These are real alien sightings that are part of government records. These are not rumors or speculation. This is hard data of the sort that, in another era, political scientists would be studying.

But not anymore. Academics aren’t as interested in the truth now as they are in the cause. The army of leftist election law professors would rather ignore this irrefutable data and continue spouting, in election law classes and at the Brennan Center, their dog-eared mantra that alien voting hardly ever happens.

Back in Pennsylvania, election officials are still hiding records from the public about the scope of the alien voting problem there and the steps they purportedly are taking to fix it.

Despite losing a federal court lawsuit in which a judge ordered the state to disclose these records, Pennsylvania officials are fighting in the hope of ignoring their statutory obligation to be transparent. They are attempting to conceal documents from the public by hiding every record of the alien registration fix behind attorney-client privilege.

We don’t know how many voted because Pennsylvania created an artificial attorney-client wall around all list-maintenance procedures related to the alien voting mess. This attorney-client wall is now at issue before the 3rd U.S. Circuit Court of Appeals: Namely, can a state hide list-maintenance records that Congress has said should be made public by simply processing them through a law office?

Heck of a job, Gov. Josh Shapiro! Among the questions being asked by members of the public and Pennsylvania state legislators that election officials are refusing to answer: How many aliens registered, how many voted, who did you pay to fix the problem, and who was responsible for the mess in the first place?

Instead of answering these questions, Pennsylvania election officials are off to the 3rd Circuit seeking to overturn a District Court decision ordering them to provide that information. Again, in another era, everyone would want to fix the problem, not prolong it.

Many of these reports, based on official data received from election officials, raise the same question that the House Oversight Committee asked back in 1998: How many aliens are registered and voting who haven’t contacted election officials and asked to be taken off registration lists? How many aliens haven’t gotten a driver’s license, making it impossible for election officials to use DMV records to find aliens who have registered?

What DHS Could Do

One way to remedy this problem in part is for the U.S. Department of Homeland Security to open up the nation’s most comprehensive alien database—a system called Systematic Alien Verification for Entitlements, or SAVE.

States have a right to SAVE data, but DHS makes it hard for them to obtain it.
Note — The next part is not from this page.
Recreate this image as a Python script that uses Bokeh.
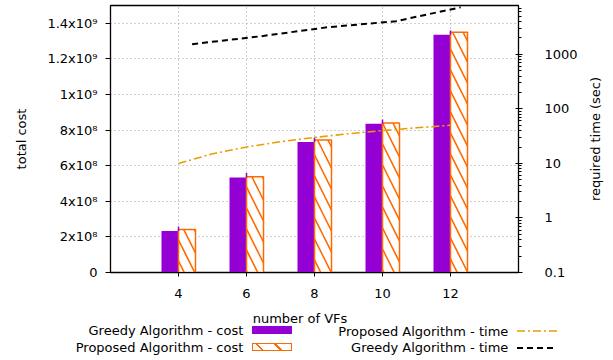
from bokeh.plotting import figure
from bokeh.layouts import column, row
from bokeh.models import (Range1d, LogAxis, LogScale, FixedTicker, ColumnDataSource, Div)
from bokeh.transform import dodge
from bokeh.embed import file_html
from bokeh.resources import INLINE

# ---------------- data ----------------
vfs = [4, 6, 8, 10, 12]
greedy_cost = [2.33e8, 5.34e8, 7.33e8, 8.35e8, 1.335e9]
proposed_cost = [2.41e8, 5.38e8, 7.45e8, 8.40e8, 1.350e9]
greedy_cost_err = [2.5e7, 2.5e7, 2.5e7, 2.5e7, 2.5e7]

time_x = [4, 5, 6, 7, 8, 9, 10, 11, 12]
proposed_time = [10, 15, 20, 25, 30, 35, 40, 45, 50]
greedy_time_x = [4.4, 6.4, 8.4, 10.4, 12.3]
greedy_time = [1540, 2140, 3150, 4060, 7300]

cost_ticks = [0, 2e8, 4e8, 6e8, 8e8, 1e9, 1.2e9, 1.4e9]
cost_tick_labels = ["0", "2x10⁸", "4x10⁸", "6x10⁸", "8x10⁸", "1x10⁹", "1.2x10⁹", "1.4x10⁹"]
time_ticks = [0.1, 1, 10, 100, 1000]
time_tick_labels = ["0.1", "1", "10", "100", "1000"]

legend_labels = ["Greedy Algorithm - cost", "Proposed Algorithm - cost",
                 "Proposed Algorithm - time", "Greedy Algorithm - time"]

FONT = "DejaVu Sans"
FS = "13px"
PURPLE = "#9400D3"
ORANGE = "#FF6A00"
GOLD = "#E69F00"

TOTAL_W = 613
WP, HP = 582, 305          # main figure
FRAME_L, FRAME_R, FRAME_T, FRAME_B = 110, 518, 5, 272

p = figure(width=WP, height=HP, output_backend="svg", toolbar_location=None,
           x_range=Range1d(2, 14), y_range=Range1d(0, 1.5e9),
           min_border_left=FRAME_L, min_border_right=WP - FRAME_R,
           min_border_top=FRAME_T, min_border_bottom=HP - FRAME_B)
p.extra_y_ranges = {"time": Range1d(0.1, 7870)}
p.extra_y_scales = {"time": LogScale()}

p.outline_line_color = "black"
p.outline_line_width = 1.3
p.background_fill_color = "white"

# axes
xa = p.xaxis[0]
xa.ticker = FixedTicker(ticks=vfs)
xa.major_tick_in = 0
xa.major_tick_out = 4
xa.minor_tick_line_color = None
xa.major_label_standoff = 12
xa.major_label_text_font = FONT
xa.major_label_text_font_size = FS
xa.major_label_text_color = "black"
xa.axis_line_color = "black"

ya = p.yaxis[0]
ya.ticker = FixedTicker(ticks=cost_ticks)
ya.major_label_overrides = {t: s for t, s in zip(cost_ticks, cost_tick_labels)}
ya.major_tick_in = 0
ya.major_tick_out = 5
ya.minor_tick_line_color = None
ya.major_label_standoff = 8
ya.major_label_text_font = FONT
ya.major_label_text_font_size = FS
ya.major_label_text_color = "black"
ya.axis_label = "total cost"
ya.axis_label_text_font = FONT
ya.axis_label_text_font_size = FS
ya.axis_label_text_font_style = "normal"
ya.axis_label_text_color = "black"
ya.axis_label_standoff = 15

minor_time = [m * d for d in [0.1, 1, 10, 100, 1000] for m in range(2, 10)]
ra = LogAxis(y_range_name="time",
             ticker=FixedTicker(ticks=time_ticks, minor_ticks=minor_time))
ra.major_label_overrides = {t: s for t, s in zip(time_ticks, time_tick_labels)}
ra.major_tick_in = 3
ra.major_tick_out = 4
ra.minor_tick_in = 0
ra.minor_tick_out = 3
ra.major_label_standoff = 22
ra.major_label_text_font = FONT
ra.major_label_text_font_size = FS
ra.major_label_text_color = "black"
p.add_layout(ra, "right")

# grid
p.xgrid.ticker = FixedTicker(ticks=vfs)
p.ygrid.ticker = FixedTicker(ticks=cost_ticks[1:])
for g in (p.xgrid[0], p.ygrid[0]):
    g.grid_line_color = "#a0a0a0"
    g.grid_line_dash = "1 3"
    g.grid_line_width = 1

# bars
src = ColumnDataSource(dict(x=vfs, g=greedy_cost, pc=proposed_cost,
                            gt=[a + b for a, b in zip(greedy_cost, greedy_cost_err)]))
p.vbar(x=dodge("x", -0.25, range=p.x_range), top="g", width=0.5, bottom=0,
       source=src, fill_color=PURPLE, line_color=None)
p.vbar(x=dodge("x", 0.25, range=p.x_range), top="pc", width=0.5, bottom=0,
       source=src, fill_color="white", line_color=ORANGE, line_width=1.5,
       hatch_pattern="\\", hatch_color=ORANGE, hatch_scale=21, hatch_weight=1.6)
p.segment(x0="x", y0="g", x1="x", y1="gt", source=src, line_color=PURPLE, line_width=1.5)

# time lines
p.line(time_x, proposed_time, y_range_name="time", line_color=GOLD,
       line_width=1.6, line_dash="8 3 2 3")
p.line(greedy_time_x, greedy_time, y_range_name="time", line_color="black",
       line_width=2, line_dash="6 4")

# ---------------- right axis title (HTML, reads bottom-to-top) ----------------
RW = TOTAL_W - WP
FONT_CSS = f"font-family:'{FONT}';font-size:{FS};color:black;white-space:nowrap;line-height:15px;"
right_html = (
    f'<div style="position:relative;width:{RW}px;height:{HP}px;margin:0;padding:0;">'
    f'<div style="position:absolute;left:{595 - WP}px;top:{(FRAME_T + FRAME_B) / 2}px;'
    f'transform:translate(-50%,-50%) rotate(-90deg);{FONT_CSS}">required time (sec)</div></div>'
)
rdiv = Div(text=right_html, width=RW, height=HP, margin=0)

# ---------------- x title and legend strip (HTML) ----------------
HL = 53
Y0 = HP


def txt(s, top, left=None, right=None, center=False):
    pos = f"top:{top - Y0 - 12}px;"
    if center:
        pos += f"left:{left}px;transform:translateX(-50%);"
    elif right is not None:
        pos += f"right:{TOTAL_W - right}px;text-align:right;"
    return f'<div style="position:absolute;{pos}{FONT_CSS}">{s}</div>'


hatch_bg = (f"background:repeating-linear-gradient(45deg,white 0px,white 6px,"
            f"{ORANGE} 6px,{ORANGE} 7.6px,white 7.6px,white 13px);")
parts = [
    txt("number of VFs", 322.5, left=300, center=True),
    txt(legend_labels[0], 335, right=243.3),
    txt(legend_labels[1], 351.5, right=243.3),
    txt(legend_labels[2], 335.5, right=508.3),
    txt(legend_labels[3], 351.5, right=508.3),
    f'<div style="position:absolute;left:251.7px;top:{326 - Y0}px;width:40.6px;height:8.3px;'
    f'background:{PURPLE};"></div>',
    f'<div style="position:absolute;left:252px;top:{342.7 - Y0}px;width:40px;height:8px;'
    f'box-sizing:border-box;border:1.5px solid {ORANGE};{hatch_bg}"></div>',
    f'<svg style="position:absolute;left:517px;top:{330.7 - Y0 - 2}px;" width="40" height="4">'
    f'<line x1="0" y1="2" x2="40" y2="2" stroke="{GOLD}" stroke-width="1.6" '
    f'stroke-dasharray="8 3 2 3"/></svg>',
    f'<svg style="position:absolute;left:517px;top:{347.7 - Y0 - 2}px;" width="40" height="4">'
    f'<line x1="0" y1="2" x2="40" y2="2" stroke="black" stroke-width="2" '
    f'stroke-dasharray="6 4"/></svg>',
]
legend_html = (f'<div style="position:relative;width:{TOTAL_W}px;height:{HL}px;margin:0;padding:0;">'
               + "".join(parts) + "</div>")
ldiv = Div(text=legend_html, width=TOTAL_W, height=HL, margin=0)

layout = column(row(p, rdiv, spacing=0), ldiv, spacing=0)
open("out.html", "w").write(file_html(layout, INLINE))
Some states, such as North Carolina, have created more effective (but still cumbersome) search protocols to verify registration eligibility. But DHS should streamline the entire process and stop putting up bureaucratic obstacles to the use of its database.

Legislative proposals in Congress, such as HR 8281, also called the SAVE Act, seek to address the matter with preregistration proof of citizenship requirements. But at the very minimum, election officials need to stop registering aliens who mark “No” to the citizenship question on the voter application form. If we can’t stop aliens from registering after they tell election officials they’re aliens, it makes you wonder what else election officials are bungling.

Despite what liberals and their allies in the mainstream media say, alien registration and voting is a problem, particularly in close elections, and we have close elections all the time in America.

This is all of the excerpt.